Sunday, August 5, 2007

Tenth Mountain medical outreach clinic in Mahmudiyah


MAHMUDIYAH, IRAQ:  The soldiers of Alpha Co, 2nd Battalion, 14th Field Artillery teamed up with the Iraqi Army’s 6th Division, 4th Brigade this sweltering morning, to bring health care to a poor neighborhood in Mahmudiyah.  The clinic will be held in a school that has been completely remodeled and repainted with US Army monies.  This school has a thousand students enrolled, counting both sessions; but is presently closed for summer vacation.  

The Iraqi Army troops have taken up defensive positions around the school.  Some men are on the roof tops.  Others are in their vehicles or on foot watching up and down the streets.  The Americans, who are all in heavily armed Humvees, take up positions closer to the school’s entrance, where the people requesting aid will be gathering.  Apparently after four years in Iraq, a show of force of this magnitude is required to guarantee the safety of the medical team while carrying out this mission.

10th Mountain medic with patient.


Capt. Nick Ziemba has been in Iraq for eleven months.  He is a graduate of West Point, a native of Springfield MA, and currently a resident of Sacketts Harbor, NY.  His job this morning is keeping an eye on the overall operation, and order among the patients hoping to be attended by the medical team.

‘I’ve been here eleven months,’ said Capt. Ziemba, ‘and I still haven’t been able to figure these people out.   Basically I know they want the same things we want; food, clothing, shelter, healthy kids; you know what I mean.  It must just be the difference in cultures.’ 
School boys attending medical clinic.

As if to prove the point;  Lt.

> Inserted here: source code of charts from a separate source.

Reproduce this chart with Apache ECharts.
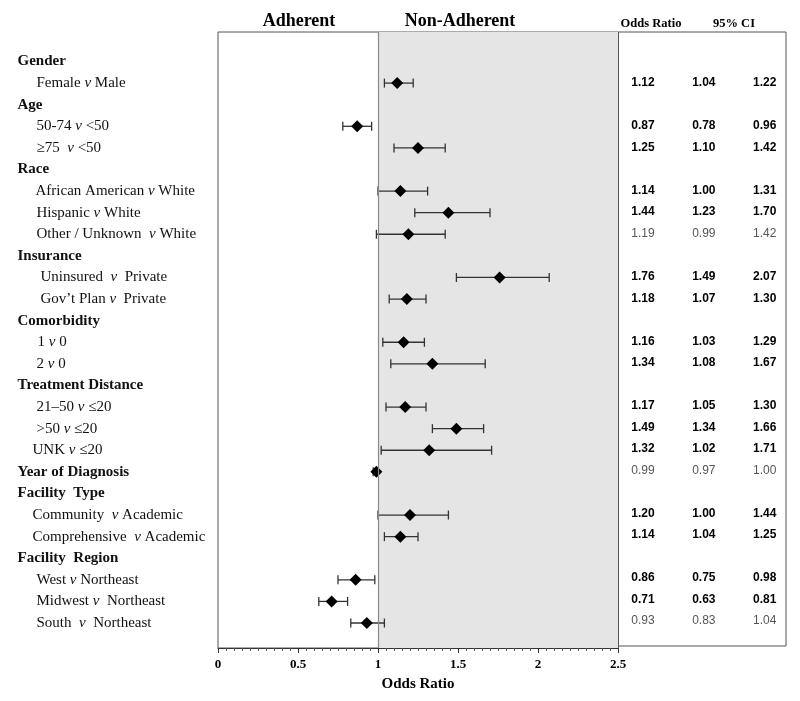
<!DOCTYPE html>
<html><head><meta charset="utf-8">
<script src="https://cdn.jsdelivr.net/npm/echarts@6/dist/echarts.min.js"></script>
<style>html,body{margin:0;padding:0;background:#fff}#c{width:800px;height:701px}</style>
</head><body><div id="c"></div>
<script>
// ---------------- DATA ----------------
const rowLabels = [
  'Gender', 'Female v Male',
  'Age', '50-74 v <50', '\u226575  v <50',
  'Race', 'African American v White', 'Hispanic v White', 'Other / Unknown  v White',
  'Insurance', 'Uninsured  v  Private', 'Gov\u2019t Plan v  Private',
  'Comorbidity', '1 v 0', '2 v 0',
  'Treatment Distance', '21\u201350 v \u226420', '>50 v \u226420', 'UNK v \u226420',
  'Year of Diagnosis',
  'Facility  Type', 'Community  v Academic', 'Comprehensive  v Academic',
  'Facility  Region', 'West v Northeast', 'Midwest v  Northeast', 'South  v  Northeast'
];
const headerRows = [0, 2, 5, 9, 12, 15, 19, 20, 23];
const oddsRatio = [null,1.12, null,0.87,1.25, null,1.14,1.44,1.19, null,1.76,1.18, null,1.16,1.34, null,1.17,1.49,1.32, 0.99, null,1.20,1.14, null,0.86,0.71,0.93];
const ciLower   = [null,1.04, null,0.78,1.10, null,1.00,1.23,0.99, null,1.49,1.07, null,1.03,1.08, null,1.05,1.34,1.02, 0.97, null,1.00,1.04, null,0.75,0.63,0.83];
const ciUpper   = [null,1.22, null,0.96,1.42, null,1.31,1.70,1.42, null,2.07,1.30, null,1.29,1.67, null,1.30,1.66,1.71, 1.00, null,1.44,1.25, null,0.98,0.81,1.04];
const significant = [null,true, null,true,true, null,true,true,false, null,true,true, null,true,true, null,true,true,true, false, null,true,true, null,true,true,false];
const xTickValues = [0, 0.5, 1, 1.5, 2, 2.5];
const sideHeaders = ['Adherent', 'Non-Adherent'];
const tableHeaders = ['Odds Ratio', '95% CI'];

// ---------------- STYLE / LAYOUT ----------------
const labelIndent = {1:36,3:36,4:36,6:35,7:36,8:36,10:40,11:40,13:37,14:36,16:36,17:36,18:32,21:32,22:32,24:36,25:36,26:36};
const SERIF = '"Liberation Serif", "Times New Roman", serif';
const SANS = '"Liberation Sans", Arial, sans-serif';
const yMin = -1.366, yMax = 27.157;
const fmt = v => v.toFixed(2);

const labelData = rowLabels.map((t, i) => {
  const isH = headerRows.includes(i);
  return { value: [isH ? 17 : (labelIndent[i] || 36), i], name: t, isH,
    label: { fontWeight: isH ? 'bold' : 'normal' } };
});
const pointData = [], barData = [], tableData = [];
oddsRatio.forEach((v, i) => {
  if (v == null) return;
  pointData.push([v, i]);
  barData.push([i, ciLower[i], ciUpper[i]]);
  [v, ciLower[i], ciUpper[i]].forEach((n, c) => tableData.push({ value: [c, i], name: fmt(n), sig: significant[i] }));
});

const yAx = (gi) => ({ type: 'value', gridIndex: gi, inverse: true, min: yMin, max: yMax, show: false });

const chart = echarts.init(document.getElementById('c'), null, { renderer: 'canvas' });
chart.setOption({
  animation: false,
  backgroundColor: '#fff',
  grid: [
    { left: 218, top: 32, width: 400, height: 616, show: true, borderColor: '#555', borderWidth: 1, backgroundColor: 'transparent' },
    { left: 618, top: 32, width: 168, height: 614, show: true, borderColor: '#555', borderWidth: 1, backgroundColor: 'transparent' },
    { left: 0, top: 32, width: 218, height: 616, show: false }
  ],
  xAxis: [
    { type: 'value', gridIndex: 0, min: xTickValues[0], max: xTickValues[xTickValues.length - 1], interval: 0.5,
      axisLine: { show: true, onZero: false, lineStyle: { color: '#333', width: 1 } },
      axisTick: { show: true, inside: false, length: 5, lineStyle: { color: '#333' } },
      minorTick: { show: true, splitNumber: 10, length: 3, lineStyle: { color: '#555' } },
      splitLine: { show: false },
      axisLabel: { show: true, margin: 10, color: '#000', fontFamily: SERIF, fontWeight: 'bold', fontSize: 13,
        formatter: v => String(v) },
      name: 'Odds Ratio', nameLocation: 'middle', nameGap: 29,
      nameTextStyle: { color: '#000', fontFamily: SERIF, fontWeight: 'bold', fontSize: 15 } },
    { type: 'value', gridIndex: 1, min: -0.41, max: 2.35, show: false },
    { type: 'value', gridIndex: 2, min: 0, max: 218, show: false }
  ],
  yAxis: [yAx(0), yAx(1), yAx(2)],
  graphic: [
    { type: 'text', x: 299, y: 21, style: { text: sideHeaders[0], font: 'bold 18px ' + SERIF, fill: '#000', align: 'center', verticalAlign: 'middle' } },
    { type: 'text', x: 460, y: 21, style: { text: sideHeaders[1], font: 'bold 18px ' + SERIF, fill: '#000', align: 'center', verticalAlign: 'middle' } },
    { type: 'text', x: 651, y: 24, style: { text: tableHeaders[0], font: 'bold 12.5px ' + SERIF, fill: '#000', align: 'center', verticalAlign: 'middle' } },
    { type: 'text', x: 734, y: 24, style: { text: tableHeaders[1], font: 'bold 12.5px ' + SERIF, fill: '#000', align: 'center', verticalAlign: 'middle' } }
  ],
  series: [
    { type: 'custom', xAxisIndex: 0, yAxisIndex: 0, silent: true, z: 3,
      data: barData, encode: { x: [1, 2], y: 0 },
      renderItem: (params, api) => {
        const r = api.value(0);
        const lo = api.coord([api.value(1), r]);
        const hi = api.coord([api.value(2), r]);
        const c = 4.5, st = { stroke: '#333', lineWidth: 1.3 };
        return { type: 'group', children: [
          { type: 'line', shape: { x1: lo[0], y1: lo[1], x2: hi[0], y2: hi[1] }, style: st },
          { type: 'line', shape: { x1: lo[0], y1: lo[1] - c, x2: lo[0], y2: lo[1] + c }, style: st },
          { type: 'line', shape: { x1: hi[0], y1: hi[1] - c, x2: hi[0], y2: hi[1] + c }, style: st }
        ] };
      }
    },
    { type: 'scatter', xAxisIndex: 0, yAxisIndex: 0, silent: true, z: 4,
      symbol: 'diamond', symbolSize: [12, 12], itemStyle: { color: '#000', opacity: 1 },
      data: pointData,
      markArea: { silent: true, z: 1, itemStyle: { color: '#e5e5e5', opacity: 1 }, data: [[{ xAxis: 1 }, { xAxis: 2.5 }]] },
      markLine: { silent: true, symbol: 'none', label: { show: false }, animation: false,
        data: [
          { xAxis: 1, lineStyle: { color: '#8a8a8a', width: 1.2, type: 'solid', opacity: 1 } },
          { xAxis: 2.5, lineStyle: { color: '#555', width: 1, type: 'solid', opacity: 1 } }
        ] }
    },
    { type: 'scatter', xAxisIndex: 2, yAxisIndex: 2, silent: true, symbolSize: 1,
      itemStyle: { color: 'transparent', opacity: 1 },
      data: labelData,
      label: { show: true, position: 'right', distance: 0,
        formatter: p => p.data.isH ? p.name : p.name.replace(/(^|\s)v(\s)/, '$1{i|v}$2'),
        fontFamily: SERIF, fontSize: 15, color: '#111', opacity: 1,
        rich: { i: { fontFamily: SERIF, fontSize: 15, fontStyle: 'italic', color: '#111' } } }
    },
    { type: 'scatter', xAxisIndex: 1, yAxisIndex: 1, silent: true, symbolSize: 1,
      itemStyle: { color: 'transparent', opacity: 1 },
      data: tableData.map(d => ({ value: d.value, name: d.name,
        label: { fontWeight: d.sig ? 'bold' : 'normal', color: d.sig ? '#000' : '#555' } })),
      label: { show: true, position: 'inside', formatter: p => p.name, fontFamily: SANS, fontSize: 12, opacity: 1 }
    }
  ]
});
</script></body></html>
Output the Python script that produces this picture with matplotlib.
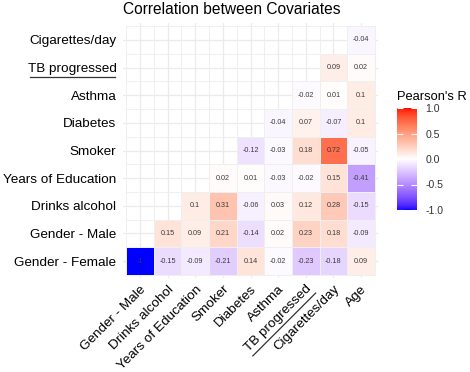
import numpy as np
import matplotlib
matplotlib.use("Agg")
import matplotlib.pyplot as plt
from matplotlib.colors import ListedColormap, Normalize
from matplotlib.lines import Line2D
import matplotlib.colorbar as mcolorbar

plt.rcParams['font.family'] = ['Liberation Sans', 'DejaVu Sans']

# ---- data ----
x_labels = ["Gender - Male", "Drinks alcohol", "Years of Education", "Smoker",
            "Diabetes", "Asthma", "TB progressed", "Cigarettes/day", "Age"]
y_labels = ["Gender - Female", "Gender - Male", "Drinks alcohol", "Years of Education",
            "Smoker", "Diabetes", "Asthma", "TB progressed", "Cigarettes/day"]

r_female = [-1, -0.15, -0.09, -0.21, 0.14, -0.02, -0.23, -0.18, 0.09]
r_male = [0.15, 0.09, 0.21, -0.14, 0.02, 0.23, 0.18, -0.09]
r_drinks = [0.1, 0.31, -0.06, 0.03, 0.12, 0.28, -0.15]
r_years = [0.02, 0.01, -0.03, -0.02, 0.15, -0.41]
r_smoker = [-0.12, -0.03, 0.18, 0.72, -0.05]
r_diabetes = [-0.04, 0.07, -0.07, 0.1]
r_asthma = [-0.02, 0.01, 0.1]
r_tb = [0.09, 0.02]
r_cig = [-0.04]
rows = [r_female, r_male, r_drinks, r_years, r_smoker, r_diabetes, r_asthma, r_tb, r_cig]

title = "Correlation between Covariates"
legend_title = "Pearson's R"
underlined = "TB progressed"

# ---- Lab-interpolated diverging palette (blue - white - red) ----
def srgb_to_lab(rgb):
    rgb = np.asarray(rgb, float)
    lin = np.where(rgb <= 0.04045, rgb / 12.92, ((rgb + 0.055) / 1.055) ** 2.4)
    M = np.array([[0.4124, 0.3576, 0.1805], [0.2126, 0.7152, 0.0722], [0.0193, 0.1192, 0.9505]])
    xyz = lin @ M.T / np.array([0.95047, 1.0, 1.08883])
    f = np.where(xyz > 0.008856, np.cbrt(xyz), 7.787 * xyz + 16 / 116)
    L = 116 * f[..., 1] - 16
    a = 500 * (f[..., 0] - f[..., 1])
    b = 200 * (f[..., 1] - f[..., 2])
    return np.stack([L, a, b], -1)

def lab_to_srgb(lab):
    L, a, b = lab[..., 0], lab[..., 1], lab[..., 2]
    fy = (L + 16) / 116
    fx = fy + a / 500
    fz = fy - b / 200
    f = np.stack([fx, fy, fz], -1)
    xyz = np.where(f ** 3 > 0.008856, f ** 3, (f - 16 / 116) / 7.787) * np.array([0.95047, 1.0, 1.08883])
    Minv = np.linalg.inv(np.array([[0.4124, 0.3576, 0.1805], [0.2126, 0.7152, 0.0722], [0.0193, 0.1192, 0.9505]]))
    lin = xyz @ Minv.T
    lin = np.clip(lin, 0, 1)
    rgb = np.where(lin <= 0.0031308, 12.92 * lin, 1.055 * lin ** (1 / 2.4) - 0.055)
    return np.clip(rgb, 0, 1)

lab_blue = srgb_to_lab([0, 0, 1])
lab_white = srgb_to_lab([1, 1, 1])
lab_red = srgb_to_lab([1, 0, 0])
t = np.linspace(0, 1, 256)[:, None]
lower = lab_blue + (lab_white - lab_blue) * t
upper = lab_white + (lab_red - lab_white) * t
cmap = ListedColormap(lab_to_srgb(np.vstack([lower, upper[1:]])))
norm = Normalize(-1, 1)

# ---- figure ----
W, H = 470, 372
fig = plt.figure(figsize=(W / 100, H / 100), dpi=100)
ax = fig.add_axes([123.4 / W, (H - 277.6) / H, 254.2 / W, 254.2 / H])

n = len(x_labels)
mat = np.full((len(y_labels), n), np.nan)
for i, r in enumerate(rows):
    mat[i, n - len(r):] = r
masked = np.ma.masked_invalid(mat)

ax.set_axisbelow(True)
ax.grid(True, color='#EBEBEB', lw=0.9)
xe = np.arange(n + 1) - 0.5
ye = np.arange(len(y_labels) + 1) - 0.5
ax.pcolormesh(xe, ye, masked, cmap=cmap, norm=norm, edgecolors='#EFEFEF', linewidth=0.5, zorder=2)
for i in range(len(y_labels)):
    for j in range(n):
        v = mat[i, j]
        if not np.isnan(v):
            ax.text(j, i, f"{v:g}", ha='center', va='center', fontsize=5.2, color='#3a3a3a', zorder=3)

ax.set_xlim(-0.6, n - 0.4)
ax.set_ylim(-0.6, len(y_labels) - 0.4)
ax.set_xticks(range(n))
ax.set_yticks(range(len(y_labels)))
ax.set_xticklabels(x_labels, rotation=45, ha='right', va='top', rotation_mode='anchor', fontsize=9.7, color='black')
ax.set_yticklabels(y_labels, fontsize=9.7, color='black')
ax.tick_params(length=0)
ax.tick_params(axis='x', pad=4)
ax.tick_params(axis='y', pad=5)
for s in ax.spines.values():
    s.set_visible(False)

fig.text(123.4 / W, (H - 10) / H, title, fontsize=11.2, ha='left', va='center', color='black')

# ---- colorbar ----
cax = fig.add_axes([397 / W, (H - 210) / H, 20 / W, 102 / H])
cb = mcolorbar.ColorbarBase(cax, cmap=cmap, norm=norm, ticks=[-1, -0.5, 0, 0.5, 1])
cb.outline.set_visible(False)
cax.set_yticklabels(["-1.0", "-0.5", "0.0", "0.5", "1.0"], fontsize=7.6, color='#333333')
cax.tick_params(axis='y', direction='in', color='white', length=4, width=0.8, left=True, right=True, pad=6)
fig.text(397 / W, (H - 97) / H, legend_title, fontsize=9.3, ha='left', va='center', color='black')

# ---- underlines under "TB progressed" labels ----
fig.canvas.draw()
renderer = fig.canvas.get_renderer()
for lab in ax.get_yticklabels():
    if lab.get_text() == underlined:
        bb = lab.get_window_extent(renderer)
        fig.add_artist(Line2D([bb.x0 + 2, bb.x1 - 1], [bb.y0 - 1.5, bb.y0 - 1.5],
                              transform=None, color='#333333', lw=0.9))
for lab in ax.get_xticklabels():
    if lab.get_text() == underlined:
        tmp = fig.text(0, 0, underlined, fontsize=lab.get_fontsize())
        tb = tmp.get_window_extent(renderer)
        w, h = tb.width, tb.height
        tmp.remove()
        bb = lab.get_window_extent(renderer)
        c = s = np.sqrt(0.5)
        off = 2.0
        p0 = (bb.x0 + h * s + off * s, bb.y0 - off * c)
        p1 = (bb.x1 + off * s, bb.y0 + w * s - off * c)
        fig.add_artist(Line2D([p0[0], p1[0]], [p0[1], p1[1]], transform=None, color='#333333', lw=0.9))

fig.savefig("out.png", dpi=100)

Ali, a Kurd and the most professional officer with the Iraqi Army detachment this morning is saying, ‘This is the way we do it in my country,’ meaning of course Kurdistan; not Iraq.

The patients, mostly women and kids, have formed an orderly line to pass through the hall where medics and interpreters are waiting with a variety of medicines.  The two medical personnel handling the most patients are Sgt. Dustin Parchey and Sgt Joshua Delgado, a highly decorated battlefield medic.
 
Young Iraqi girl at clinic.

Same beautiful young girl.

All kinds of ailments are showing up but for some reason not given, only oral medications were being prescribed today.  Some of the children are exhibiting symptoms of mental illness or paralysis which are explained to the parents by the medics.  Most leave the clinic happier than they arrived.

The city of Mahmudiyah could use a lot of fixing and picking up, which would no doubt be of great benefit for the public health of this district.  Trash and building debris litter the streets; and sidewalks where they still exist. The clinic was packed up and loaded into the Humvees. Then the convoy began its journey back to the FOB. At one point through town, the vehicles had to navigate a good distance along one street that was flooded with nearly a foot of raw sewerage.  After four years of occupation, a great deal of rebuilding will still be necessary to accomplish the original mission.

*A version of this article appeared in the Press Republican on August 5, 2007.